Interest on debt taken out to finance investments in immovable property is profits tax deductible. The interest rate should not deviate from interest on comparable loans by more than 20%. If there are no comparable loans issued, interest can be deducted at a rate of up to 15% on loans taken out in foreign currency, or the Bank of Russia refinancing rate multiplied by 1.1 for ruble loans.

Property Tax

The property tax rate is set at the municipal level and should not exceed 2.2%. The tax base of property tax is the net book value cost of the property.

Value Added Tax (VAT): High

Leasing land as well as property is subject to 18% VAT.

Withholding Tax: High

The rental income of foreign legal entities without a permanent establishment in Russia is subject to withholding income tax levied on gross rentals at 20%.

Capital Gains Tax: Zero (3 YRS +)

Capital gains earned by nonresidents for selling Russian property within three years of acquisition are taxed at a flat rate of 30%. For Russian property held for more than three years, the entire capital gain is tax-exempt.

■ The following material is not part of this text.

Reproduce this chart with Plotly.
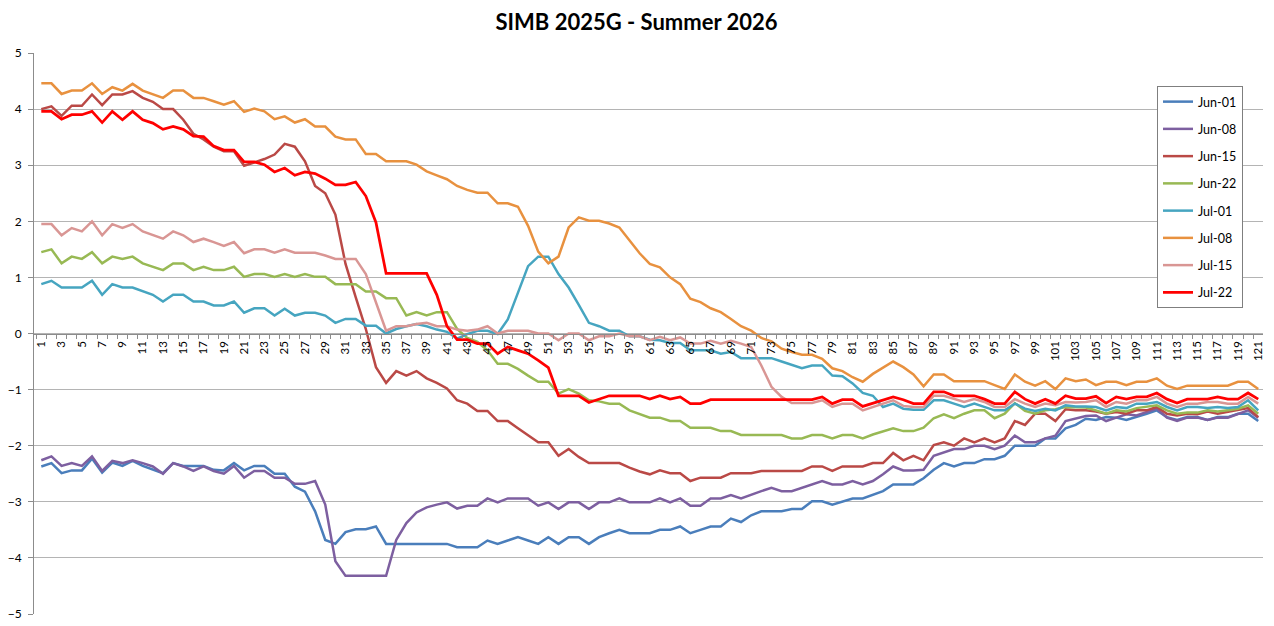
import plotly.graph_objects as go

# day index along the season (category axis 1..121)
days = list(range(1, 122))
tick_days = list(range(1, 122, 2))
tick_labels = [str(d) for d in tick_days]

jun_01 = [-2.37, -2.31, -2.49, -2.44, -2.44, -2.23, -2.48, -2.30, -2.36, -2.27, -2.36, -2.43, -2.49, -2.31, -2.36, -2.36, -2.36, -2.43, -2.44, -2.31, -2.44,
          -2.36, -2.36, -2.50, -2.50, -2.73, -2.82, -3.17, -3.68, -3.75, -3.54, -3.49, -3.49, -3.44, -3.75, -3.75, -3.75, -3.75, -3.75, -3.75, -3.75, -3.81,
          -3.81, -3.81, -3.69, -3.75, -3.69, -3.63, -3.69, -3.75, -3.63, -3.75, -3.63, -3.63, -3.75, -3.63, -3.56, -3.50, -3.56, -3.56, -3.56, -3.50,
          -3.50, -3.44, -3.56, -3.50, -3.44, -3.44, -3.30, -3.36, -3.24, -3.17, -3.17, -3.17, -3.13, -3.13, -2.99, -2.99, -3.05, -2.99, -2.94, -2.94, -2.88, -2.81, -2.69, -2.69,
          -2.69, -2.58, -2.43, -2.31, -2.37, -2.31, -2.31, -2.24, -2.24, -2.18, -2.00, -2.00, -2.00, -1.87, -1.87, -1.69, -1.63, -1.52,
          -1.54, -1.49, -1.50, -1.54, -1.49, -1.43, -1.37, -1.49, -1.54, -1.49, -1.49, -1.54, -1.49, -1.49, -1.43, -1.43, -1.56]

jun_08 = [-2.26, -2.19, -2.36, -2.31, -2.36, -2.19, -2.45, -2.27, -2.31, -2.26, -2.31, -2.37, -2.50, -2.31, -2.37, -2.45, -2.37, -2.45, -2.50, -2.36, -2.57,
          -2.45, -2.45, -2.57, -2.57, -2.68, -2.68, -2.63, -3.05, -4.06, -4.32, -4.32, -4.32, -4.32, -4.32, -3.68, -3.38, -3.19, -3.10, -3.05, -3.01, -3.12,
          -3.07, -3.07, -2.94, -3.01, -2.94, -2.94, -2.94, -3.07, -3.01, -3.13, -3.01, -3.01, -3.13, -3.01, -3.01, -2.94, -3.01, -3.01, -3.01, -2.94,
          -3.01, -2.94, -3.07, -3.07, -2.94, -2.94, -2.88, -2.94, -2.87, -2.81, -2.75, -2.81, -2.81, -2.75, -2.69, -2.63, -2.69, -2.69, -2.63, -2.69, -2.63, -2.51, -2.37, -2.44, -2.44,
          -2.43, -2.18, -2.12, -2.06, -2.06, -2.00, -2.00, -2.06, -2.00, -1.82, -1.94, -1.94, -1.87, -1.82, -1.56, -1.51, -1.47,
          -1.46, -1.56, -1.50, -1.44, -1.46, -1.40, -1.34, -1.50, -1.56, -1.50, -1.50, -1.54, -1.50, -1.50, -1.43, -1.37, -1.50]

jun_15 = [4.00, 4.05, 3.88, 4.06, 4.06, 4.26, 4.07, 4.26, 4.26, 4.32, 4.20, 4.13, 4.00, 4.00, 3.81, 3.56, 3.46, 3.33, 3.25, 3.25, 2.99,
          3.05, 3.11, 3.19, 3.38, 3.33, 3.07, 2.63, 2.50, 2.12, 1.24, 0.65, 0.08, -0.60, -0.88, -0.67, -0.75, -0.67, -0.80, -0.88, -0.98, -1.19,
          -1.25, -1.38, -1.38, -1.56, -1.56, -1.69, -1.82, -1.94, -1.94, -2.18, -2.06, -2.20, -2.31, -2.31, -2.31, -2.31, -2.39, -2.46, -2.51, -2.44,
          -2.49, -2.49, -2.63, -2.57, -2.57, -2.57, -2.49, -2.49, -2.49, -2.45, -2.45, -2.45, -2.45, -2.45, -2.37, -2.37, -2.45, -2.37, -2.37, -2.37, -2.31, -2.31, -2.13, -2.26,
          -2.18, -2.26, -1.99, -1.94, -2.00, -1.87, -1.94, -1.87, -1.94, -1.87, -1.56, -1.63, -1.43, -1.43, -1.56, -1.35, -1.37, -1.37,
          -1.39, -1.43, -1.40, -1.43, -1.37, -1.37, -1.31, -1.43, -1.46, -1.43, -1.44, -1.39, -1.43, -1.40, -1.37, -1.33, -1.49]

jun_22 = [1.45, 1.50, 1.25, 1.37, 1.33, 1.45, 1.25, 1.37, 1.33, 1.37, 1.25, 1.19, 1.13, 1.25, 1.25, 1.13, 1.19, 1.13, 1.13, 1.19, 1.01,
          1.06, 1.06, 1.01, 1.06, 1.01, 1.06, 1.01, 1.01, 0.88, 0.88, 0.88, 0.75, 0.75, 0.63, 0.63, 0.32, 0.38, 0.32, 0.38, 0.38, 0.08,
          -0.08, -0.15, -0.30, -0.54, -0.54, -0.63, -0.75, -0.86, -0.86, -1.07, -0.99, -1.07, -1.19, -1.21, -1.25, -1.25, -1.37, -1.44, -1.50, -1.50,
          -1.56, -1.56, -1.68, -1.68, -1.68, -1.74, -1.74, -1.81, -1.81, -1.81, -1.81, -1.81, -1.87, -1.87, -1.81, -1.81, -1.87, -1.81, -1.81, -1.87, -1.80, -1.74, -1.69, -1.74,
          -1.74, -1.68, -1.51, -1.44, -1.51, -1.43, -1.37, -1.37, -1.51, -1.43, -1.24, -1.38, -1.43, -1.37, -1.35, -1.31, -1.31, -1.32,
          -1.37, -1.43, -1.37, -1.39, -1.33, -1.31, -1.28, -1.37, -1.43, -1.41, -1.41, -1.37, -1.39, -1.37, -1.34, -1.28, -1.43]

jul_01 = [0.88, 0.94, 0.82, 0.82, 0.82, 0.94, 0.69, 0.88, 0.82, 0.82, 0.76, 0.69, 0.57, 0.69, 0.69, 0.57, 0.57, 0.50, 0.50, 0.57, 0.37,
          0.45, 0.45, 0.32, 0.44, 0.32, 0.37, 0.37, 0.32, 0.19, 0.26, 0.26, 0.14, 0.14, 0.00, 0.08, 0.13, 0.17, 0.13, 0.07, 0.03, -0.09,
          -0.01, 0.05, 0.05, -0.01, 0.25, 0.73, 1.20, 1.37, 1.37, 1.06, 0.82, 0.51, 0.19, 0.13, 0.05, 0.05, -0.05, -0.05, -0.11, -0.12, -0.17,
          -0.17, -0.30, -0.30, -0.30, -0.36, -0.33, -0.44, -0.44, -0.44, -0.44, -0.50, -0.56, -0.62, -0.57, -0.57, -0.75, -0.76, -0.89, -1.06, -1.11, -1.31, -1.25, -1.34,
          -1.36, -1.36, -1.19, -1.19, -1.25, -1.31, -1.25, -1.31, -1.37, -1.37, -1.25, -1.34, -1.38, -1.34, -1.37, -1.28, -1.30, -1.30,
          -1.31, -1.37, -1.31, -1.33, -1.25, -1.25, -1.22, -1.31, -1.37, -1.31, -1.31, -1.33, -1.31, -1.33, -1.31, -1.19, -1.37]

jul_08 = [4.46, 4.46, 4.27, 4.33, 4.33, 4.46, 4.27, 4.39, 4.33, 4.45, 4.33, 4.27, 4.20, 4.33, 4.33, 4.20, 4.20, 4.14, 4.08, 4.14, 3.95,
          4.01, 3.96, 3.82, 3.87, 3.76, 3.82, 3.69, 3.69, 3.51, 3.46, 3.46, 3.20, 3.20, 3.07, 3.07, 3.07, 3.01, 2.89, 2.82, 2.75, 2.63,
          2.56, 2.51, 2.51, 2.32, 2.32, 2.26, 1.92, 1.46, 1.25, 1.37, 1.89, 2.07, 2.01, 2.01, 1.96, 1.89, 1.65, 1.43, 1.24, 1.18, 1.00,
          0.88, 0.62, 0.56, 0.45, 0.38, 0.26, 0.13, 0.05, -0.08, -0.14, -0.27, -0.33, -0.38, -0.38, -0.45, -0.62, -0.67, -0.78, -0.86, -0.72, -0.61, -0.50, -0.60,
          -0.73, -0.94, -0.73, -0.73, -0.85, -0.85, -0.85, -0.85, -0.92, -0.99, -0.73, -0.86, -0.93, -0.85, -0.99, -0.80, -0.85, -0.82,
          -0.92, -0.86, -0.86, -0.92, -0.86, -0.86, -0.80, -0.93, -0.99, -0.93, -0.93, -0.93, -0.93, -0.93, -0.86, -0.86, -0.99]

jul_15 = [1.95, 1.95, 1.75, 1.88, 1.82, 2.00, 1.75, 1.95, 1.88, 1.95, 1.82, 1.75, 1.69, 1.82, 1.75, 1.63, 1.69, 1.63, 1.56, 1.63, 1.43,
          1.50, 1.50, 1.44, 1.50, 1.44, 1.44, 1.44, 1.39, 1.33, 1.33, 1.33, 1.06, 0.56, 0.05, 0.13, 0.13, 0.17, 0.19, 0.13, 0.13, 0.07,
          0.05, 0.07, 0.13, 0.00, 0.05, 0.05, 0.05, 0.00, 0.00, -0.12, 0.00, 0.00, -0.12, -0.05, -0.05, 0.00, -0.05, -0.05, -0.12, -0.06, -0.12,
          -0.07, -0.18, -0.18, -0.13, -0.18, -0.13, -0.18, -0.24, -0.57, -0.95, -1.13, -1.24, -1.24, -1.24, -1.19, -1.31, -1.25, -1.25, -1.37, -1.31, -1.25, -1.19, -1.29,
          -1.31, -1.31, -1.11, -1.11, -1.17, -1.22, -1.17, -1.22, -1.31, -1.31, -1.17, -1.25, -1.31, -1.25, -1.28, -1.22, -1.23, -1.22,
          -1.19, -1.31, -1.22, -1.25, -1.19, -1.19, -1.13, -1.25, -1.31, -1.25, -1.25, -1.22, -1.22, -1.25, -1.25, -1.13, -1.25]

jul_22 = [3.96, 3.96, 3.82, 3.90, 3.90, 3.96, 3.76, 3.96, 3.81, 3.96, 3.81, 3.75, 3.64, 3.69, 3.64, 3.52, 3.51, 3.34, 3.27, 3.27, 3.06,
          3.06, 3.01, 2.88, 2.95, 2.82, 2.88, 2.85, 2.76, 2.65, 2.65, 2.70, 2.45, 1.98, 1.07, 1.07, 1.07, 1.07, 1.07, 0.69, 0.13, -0.11,
          -0.11, -0.18, -0.18, -0.36, -0.24, -0.30, -0.36, -0.48, -0.61, -1.11, -1.11, -1.11, -1.23, -1.17, -1.11, -1.11, -1.11, -1.11, -1.17, -1.11, -1.17,
          -1.13, -1.25, -1.25, -1.18, -1.18, -1.18, -1.18, -1.18, -1.18, -1.18, -1.18, -1.18, -1.18, -1.18, -1.13, -1.25, -1.18, -1.18, -1.30, -1.24, -1.18, -1.13, -1.18,
          -1.25, -1.25, -1.04, -1.04, -1.11, -1.11, -1.11, -1.17, -1.25, -1.25, -1.04, -1.17, -1.25, -1.17, -1.25, -1.11, -1.16, -1.16,
          -1.12, -1.24, -1.13, -1.17, -1.13, -1.13, -1.06, -1.17, -1.24, -1.17, -1.17, -1.17, -1.13, -1.17, -1.17, -1.06, -1.17]

series = [
    ('Jun-01', jun_01, '#4A7EBB', 2.5),
    ('Jun-08', jun_08, '#7D5FA0', 2.5),
    ('Jun-15', jun_15, '#BA4946', 2.5),
    ('Jun-22', jun_22, '#98B954', 2.5),
    ('Jul-01', jul_01, '#46A5C0', 2.5),
    ('Jul-08', jul_08, '#E8913F', 2.5),
    ('Jul-15', jul_15, '#D99694', 2.5),
    ('Jul-22', jul_22, '#FF0000', 2.75),
]

fig = go.Figure()

for name, vals, color, w in series:
    fig.add_trace(go.Scatter(x=days, y=vals, mode='lines', name=name,
                             legendgroup=name,
                             line=dict(color=color, width=w)))

grid = '#B4B4B4'
axis = '#8C8C8C'

# page body has an 8px margin, so the figure is drawn 8px smaller
W, H = 1266, 618
fig.update_layout(
    width=W, height=H,
    paper_bgcolor='white', plot_bgcolor='white',
    margin=dict(l=26, r=11, t=45, b=12, autoexpand=False),
    font=dict(family='Lato, Open Sans, sans-serif', color='black', size=12),
    title=dict(text='<b>SIMB 2025G - Summer 2026</b>', x=(636.5 - 8) / W, xref='container',
               xanchor='center', y=1 - 14 / H, yanchor='middle',
               font=dict(size=22, color='black')),
    showlegend=True,
    legend=dict(x=(1157 - 34) / 1229, xanchor='left',
                y=(614 - 86) / 561, yanchor='top',
                bgcolor='white', bordercolor='#7F7F7F', borderwidth=1,
                font=dict(size=12.5), tracegroupgap=8,
                itemwidth=30),
)

fig.update_xaxes(
    range=[0.28, 121.47], automargin=False,
    anchor='free', position=0.5,
    tickmode='array', tickvals=tick_days, ticktext=tick_labels,
    tickangle=-90, ticks='', tickfont=dict(size=11.5),
    ticklabelstandoff=2,
    showgrid=False, zeroline=False,
    showline=True, linecolor=axis, linewidth=1,
    minor=dict(tickmode='array', tickvals=[d + 0.5 for d in [0] + days],
               ticks='outside', ticklen=4, tickcolor=axis, showgrid=False),
)

fig.update_yaxes(
    range=[-5, 5], dtick=1, tick0=0, automargin=False,
    showgrid=True, gridcolor=grid, gridwidth=1,
    zeroline=False,
    showline=True, linecolor=axis, linewidth=1,
    ticks='outside', ticklen=5, tickcolor=axis,
    tickfont=dict(size=12), ticklabelstandoff=4,
)

fig.write_html('out.html')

When calculating for the tax base, actual expenses incurred may be deducted such as the acquisition cost and other related expenses.

Corporate Route

Gains from sale of real property are included in ordinary business profits and taxed at varying rates, from 20% to 24%. Taxable profits from sale of property by Russian companies and branches of foreign entities in Russia are calculated as gross sales proceeds less the net tax book value of the property.

Gross capital gains earned by foreign companies without a permanent establishment in Russia are withheld at a tax rate of 20%.